D. Create two Cloud SQL instances, and split the workload between them.
Question 158
You want to migrate an on-premises MySQL database to Cloud SQL. The on-premises database currently has 16 cores and 64 GB of RAM and averages 75% CPU utilization to support an application with over 100.000 tables. You need to specify the most cost-effective machine size you need when migrating to Cloud SQL for MySQL. What should you do?
A. Select a Cloud SQL for MySQL database with a machine configuration of 12 cores and 48 GB of RAM.
B. Select a Cloud SQL for MySQL database with a machine configuration of 16 cores and 64 GB of RAM.
C. Select a Cloud SQL for MySQL database with a machine configuration of 32 cores and 256 GB of RAM.
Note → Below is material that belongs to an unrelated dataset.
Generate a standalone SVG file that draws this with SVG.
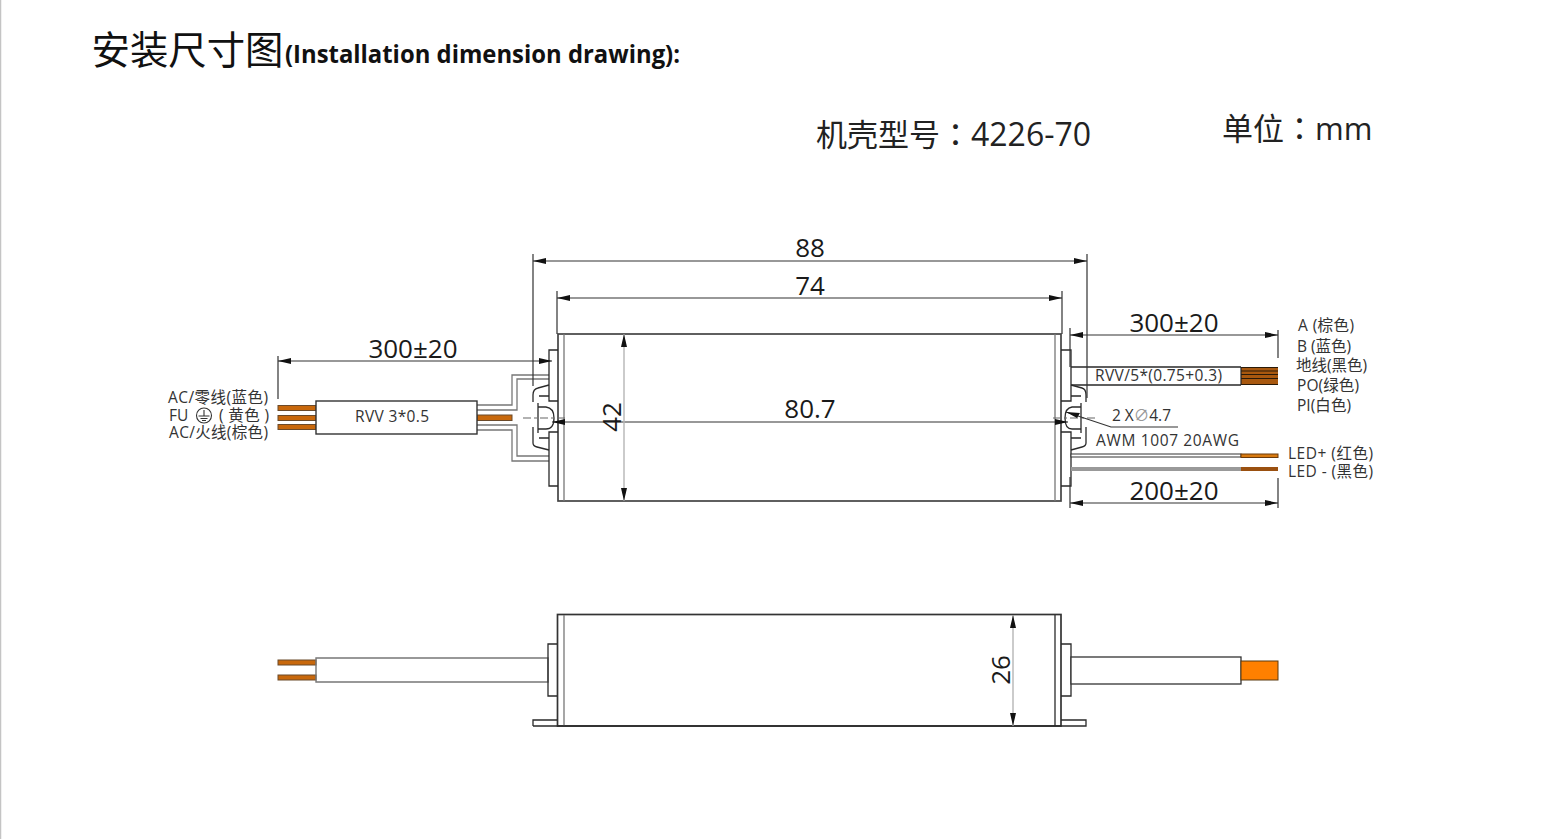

D. Select a Cloud SQL for MySQL database with a machine configuration of 64 cores and 768 GB of RAM.
Question 159
You have a regional Spanner instance with no autoscaler that is serving a production workload. You observed a surge in write activities to the database during an ongoing promotional event. You received an alert that the database is close to the storage limit. Based on the storage utilization trend, the database will run out of storage in the next few hours. You want to resolve this issue as soon as possible. What should you do?
A. Create a custom instance configuration and add a custom read-only replica to the Spanner instance.
B. Increase the compute capacity of the Spanner instance.
C. Move the Spanner instance to a multi-regional configuration.
D. Archive and delete historical data from the database.
Question 160
Your organization deploys a high-volume, low-latency sensor data ingestion system. Resilience is crucial, and the workload is expected to grow significantly over time. You need to design a database tier on Google Cloud to ensure faster performance and high availability, while following Google-recommended practices. What should you do?
A. Deploy multiple Bigtable clusters, shard data manually across them, and set up the application logic for fault tolerance.
B. Deploy a single-zone Bigtable cluster and optimize the application code for maximum write throughput.
C. Deploy a single-region Bigtable instance and increase the nodes to maximize data durability.
D. Provision a multi-zone Bigtable cluster, configure replication, perform an application stress-test, and set up performance monitoring.